By 6:30, I was famished, so I headed out to Gusto, which is in front of the Happy Bar. I’d checked out the menu today and it had something I hadn’t seen since I got to Bulgaria, so it was on my mind all afternoon!
Behold broccoli! Oh, I’ve missed you ssoooooooo much! 😀 With it is a chicken breast and a blue cheese cream sauce. Yes, I had blue cheese yesterday. Hey, I haven’t had blue cheese in ages either. 🙂 One thing I knew about more traditional Bulgarian restaurants is that you don’t get any sides with your meal (which is why prices seem so low). The mashed potatoes were inexpensive and would be a good vehicle for sopping up the sauce, so I went with that.

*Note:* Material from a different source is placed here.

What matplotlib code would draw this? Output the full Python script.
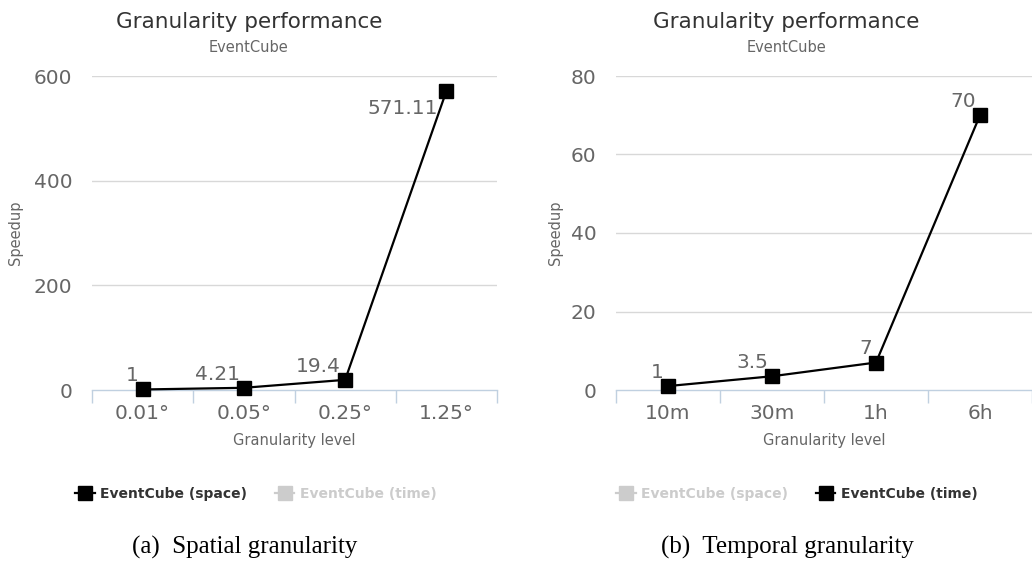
import matplotlib
matplotlib.use("Agg")

import matplotlib.pyplot as plt
from matplotlib.lines import Line2D

# datos
space_levels = ["0.01°", "0.05°", "0.25°", "1.25°"]
space_speedup = [1, 4.21, 19.4, 571.11]
space_labels = ["1", "4.21", "19.4", "571.11"]
space_yticks = [0, 200, 400, 600]

time_levels = ["10m", "30m", "1h", "6h"]
time_speedup = [1, 3.5, 7, 70]
time_labels = ["1", "3.5", "7", "70"]
time_yticks = [0, 20, 40, 60, 80]

series_names = ["EventCube (space)", "EventCube (time)"]

TEXT = "#333333"
LABEL = "#666666"
AXIS = "#c0d0e0"
GRID = "#d8d8d8"
OFF = "#cccccc"

plt.rcParams['font.family'] = ['DejaVu Sans']

W, H = 1032, 562
fig = plt.figure(figsize=(W / 100, H / 100), dpi=100)


def px_box(x0, x1, ytop, ybot):
    return [x0 / W, 1 - ybot / H, (x1 - x0) / W, (ybot - ytop) / H]


def draw_panel(box, levels, values, labels, yticks, active, title_x, ylabel_x,
               legend_x, caption_x, caption):
    ax = fig.add_axes(box)
    n = len(levels)
    xs = list(range(n))
    ax.plot(xs, values, color="black", lw=1.6, marker="s", ms=9.5,
            markeredgecolor="black", zorder=5, clip_on=False)

    ymax = yticks[-1]
    for x, v, lab in zip(xs, values, labels):
        if v > 0.9 * ymax:
            ax.annotate(lab, (x, v), xytext=(-6, -6), textcoords="offset points",
                        ha="right", va="top", fontsize=14.5, color=LABEL, zorder=4)
        else:
            ax.annotate(lab, (x, v), xytext=(-3, 3), textcoords="offset points",
                        ha="right", va="bottom", fontsize=14.5, color=LABEL, zorder=4)

    ax.set_xlim(-0.5, n - 0.5)
    ax.set_ylim(0, ymax)
    ax.set_yticks(yticks)
    for t in yticks[1:]:
        ax.axhline(t, color=GRID, lw=1, zorder=1)

    ax.set_xticks(xs)
    ax.set_xticklabels(levels)
    ax.set_xticks([i - 0.5 for i in range(n + 1)], minor=True)
    ax.tick_params(axis="x", which="major", length=0, labelsize=14.5,
                   labelcolor=LABEL, pad=10)
    ax.tick_params(axis="x", which="minor", length=9, color=AXIS, width=1)
    ax.tick_params(axis="y", length=0, labelsize=14.5, labelcolor=LABEL, pad=14)

    for s in ["top", "right", "left"]:
        ax.spines[s].set_visible(False)
    ax.spines["bottom"].set_color(AXIS)
    ax.spines["bottom"].set_linewidth(1)

    ax.set_xlabel("Granularity level", fontsize=10.5, color=LABEL, labelpad=7)

    fig.text(title_x / W, 1 - 22 / H, "Granularity performance", fontsize=15.5,
             color=TEXT, ha="center", va="center")
    fig.text(title_x / W, 1 - 48 / H, "EventCube", fontsize=10.5, color=LABEL,
             ha="center", va="center")
    fig.text(ylabel_x / W, 1 - 233 / H, "Speedup", fontsize=10.5, color=LABEL,
             ha="center", va="center", rotation=90)

    handles = []
    for i, name in enumerate(series_names):
        c = "black" if i == active else OFF
        handles.append(Line2D([0], [0], color=c, lw=1.6, marker="s", ms=9.5,
                              markeredgecolor=c))
    leg = ax.legend(handles, series_names, loc="center", ncol=2, frameon=False,
                    bbox_to_anchor=(legend_x / W, 1 - 494 / H),
                    bbox_transform=fig.transFigure, handlelength=1.4,
                    handletextpad=0.4, columnspacing=2.0,
                    prop={"size": 10, "weight": "bold"})
    for i, txt in enumerate(leg.get_texts()):
        txt.set_color(TEXT if i == active else OFF)

    fig.text(caption_x / W, 1 - 547 / H, caption, fontsize=18,
             family="Liberation Serif", ha="center", va="center", color="black")
    return ax


draw_panel(px_box(92, 497, 76, 390), space_levels, space_speedup, space_labels,
           space_yticks, 0, 249, 15, 256, 245, "(a)  Spatial granularity")
draw_panel(px_box(616, 1032, 76, 390), time_levels, time_speedup, time_labels,
           time_yticks, 1, 786, 556, 797, 787, "(b)  Temporal granularity")

fig.savefig("out.png", dpi=100)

It was sooooo good. I haven’t had a bad meal in Plovdiv yet! I cannot believe the prices I’m paying. I would not be able to afford meals like these in Western Europe or in Canada:
I gave a 2BGN tip, so that came out to 13.30CAD, and it includes wine! Contessa, notice the price for the wine glass, 2.66CAD. Then, you have my potatoes and finally the chicken and broccoli. I still had a bit of room after and wasn’t ready to go in, so I grabbed an ice cream (cherry cheesecake!) and went for a walk towards the stadium. I passed a store that sells Ipanema sandals! Love mine. What a great buy they were!

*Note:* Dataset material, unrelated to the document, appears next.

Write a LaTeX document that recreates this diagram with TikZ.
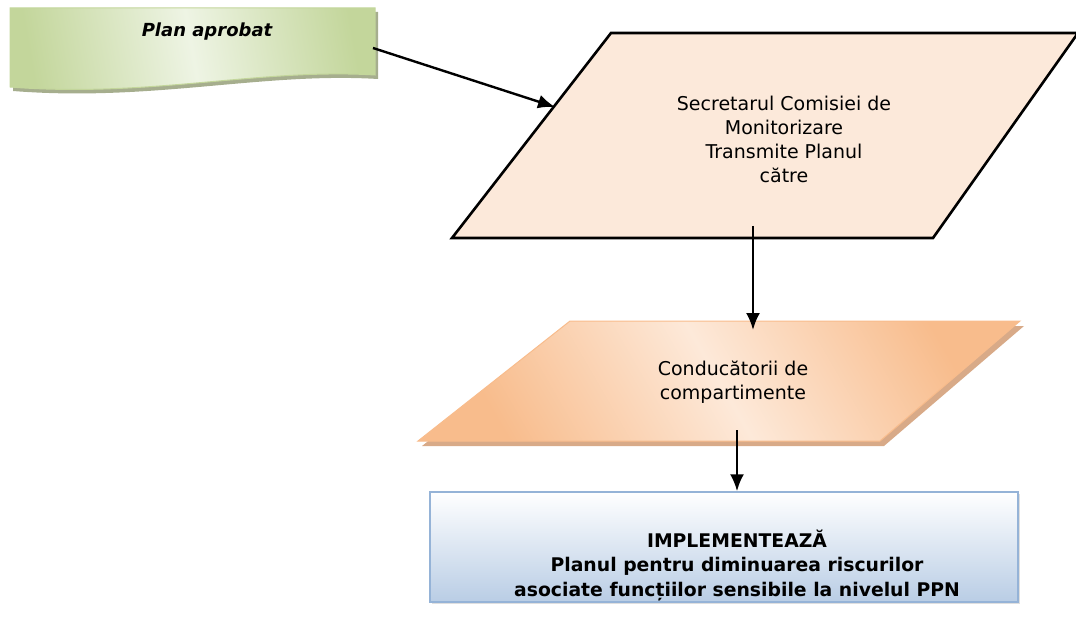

There was an event going on at the stadium, the DroneUp IFF, and they had cushions out for the spectators.
A drone.
The crowd was a bit rowdy for my taste, so I headed back to the hostel, where I settled up my bill. I’m expected to pick up the car around 10:15 and I didn’t want to have to chase down the host in the morning. My total was 90BGN (68.40CAD) for the three nights. Great deal! I am going to reconsider my stance on hostels. I wouldn’t want to be in a huge one sharing a crappy bathroom with 50 billion other women, but it hasn’t been an issue in a small place like this and they are fastidious about cleaning. Of course, I’m past the dorm room scenario and would only stay in places with my own room.

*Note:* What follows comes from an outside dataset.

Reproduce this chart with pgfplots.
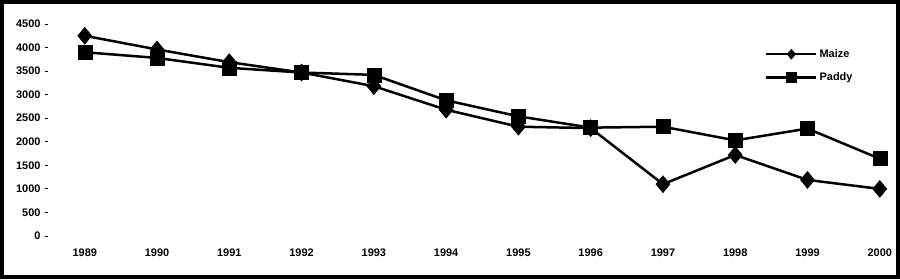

Well, I’m off to figure out where I’m going tomorrow. I am so stupidly nervous about having the car that like when I RV, I want to know where I’m parking it tomorrow night before I go anywhere and I want the route to that parking spot mapped out! 🙂
I’ve had a wonderful time in Plovdiv. An evening and two days here has been just the right amount of time.
Plus I want the destination entered into my GPS so it can tell me when to turn. 🙂
Me too!
Rae, regarding the Jewish monument, you will weep if you go to Maldova. Recent news on television has discussed the mission of a French priest to have the people of Maldova come to terms with the horrors they saw as children by speaking to him about it. Such discussion was suppressed under Soviet rule. He is also there to consecrate the ground in which the Maldova Jewish citizens rest.
Dee
So many stories like that all over Europe. 🙁
Wow, what a great couple of days! Nice pictures and a lot of info. The food looks good too. Safe travels with the car, slow is smooth, smooth is fast…
Thanks!
Thanks for another great day of touring. So much history.
Great price on the wine and you certainly deserved a glass after a long day. BLue cheese is my favorite.